Ordinary, non-political suicides are those whose lives have come to feel worthless to them, and who accordingly need a quick way out. Martyrs are more or less the opposite. People like Rosa Luxemburg or Steve Biko give up what they see as precious (their lives) for an even more valuable cause. They die not because they see death as desirable in itself, but in the name of a more abundant life all round.
Suicide bombers also die in the name of a better life for others; it is just that, unlike martyrs, they take others with them in the process. The martyr bets his life on a future of justice and freedom; the suicide bomber bets your life on it. But both believe that a life is only worth living if it contains something worth dying for. On this theory, what makes existence meaningful is what you are prepared to relinquish it for. This used to be known as God; in modern times it is mostly known as the nation. For Islamic radicals it is both inseparably.
Blowing yourself up for political reasons is a complex symbolic act, one that mixes despair and defiance. It proclaims that even death is preferable to your wretched way of life. The act of self-dispossession writes dramatically large the self-dispossession that is your routine existence. Laying violent hands on yourself is a more graphic image of what your enemy does to you anyway. At the same time, the bomber forces a contrast between the extreme kind of self-determination involved in taking his own life and the lack of such self-determination in his everyday existence. If he could live in the way he dies, he would not need to die. At least his death can be his death, and thus a taste of freedom. The only form of sovereignty left to you is the power to dispose of your own death. Suicide, as Dostoevsky recognised, means the death of God, since you usurp his divine monopoly over life and death.
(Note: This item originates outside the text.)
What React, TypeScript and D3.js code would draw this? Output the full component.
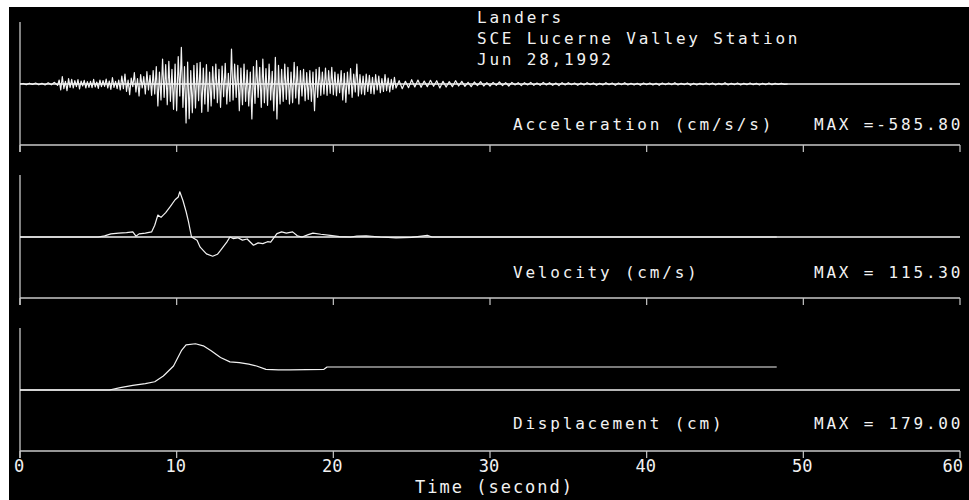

What more breathtaking form of omnipotence than to do away with yourself for all eternity?
Suicide bombers and hunger strikers are out to transform weakness into power. Because they are ready to die while their enemies are not, they score a spiritual victory over them. The ultimate freedom is not to fear death. If you no longer fear it, political power can have no hold over you. Those with nothing to lose are deeply dangerous. But suicide bombers also cheat their antagonists of the only aspect of themselves that they can control: their bodies. By depriving their masters of this manipulable part of themselves, they become invulnerable. Nothing is less masterable than nothing. By slipping through the fingers of power, leaving it grasping at thin air, they force it to betray its own vacuousness. It is, to be sure, a pyrrhic victory. But it proclaims that what your adversary cannot annihilate is the will to annihilation. Like the traditional tragic hero, the suicide bomber rises above his own destruction by the very resolution with which he embraces it.
Blowing himself to pieces in a packed marketplace is likely to prove by far the most historic event of the bomber’s life. Nothing in his life, to quote Macbeth, becomes him like the leaving of it. This is both his triumph and his defeat. However miserable or impoverished, most men and women have one formidable power at their disposal: the power to die as devastatingly as possible. And not only devastatingly, but surreally. There is a smack of avant garde theatre about this horrific act. In a social order that seems progressively more depthless, transparent, rationalised and instantly communicable, the brutal slaughter of the innocent, like some Dadaist happening, warps the mind as well as the body. It is an assault on meaning as well as on the flesh – an ultimate act of defamiliarisation, which transforms the everyday into the monstrously unrecognisable.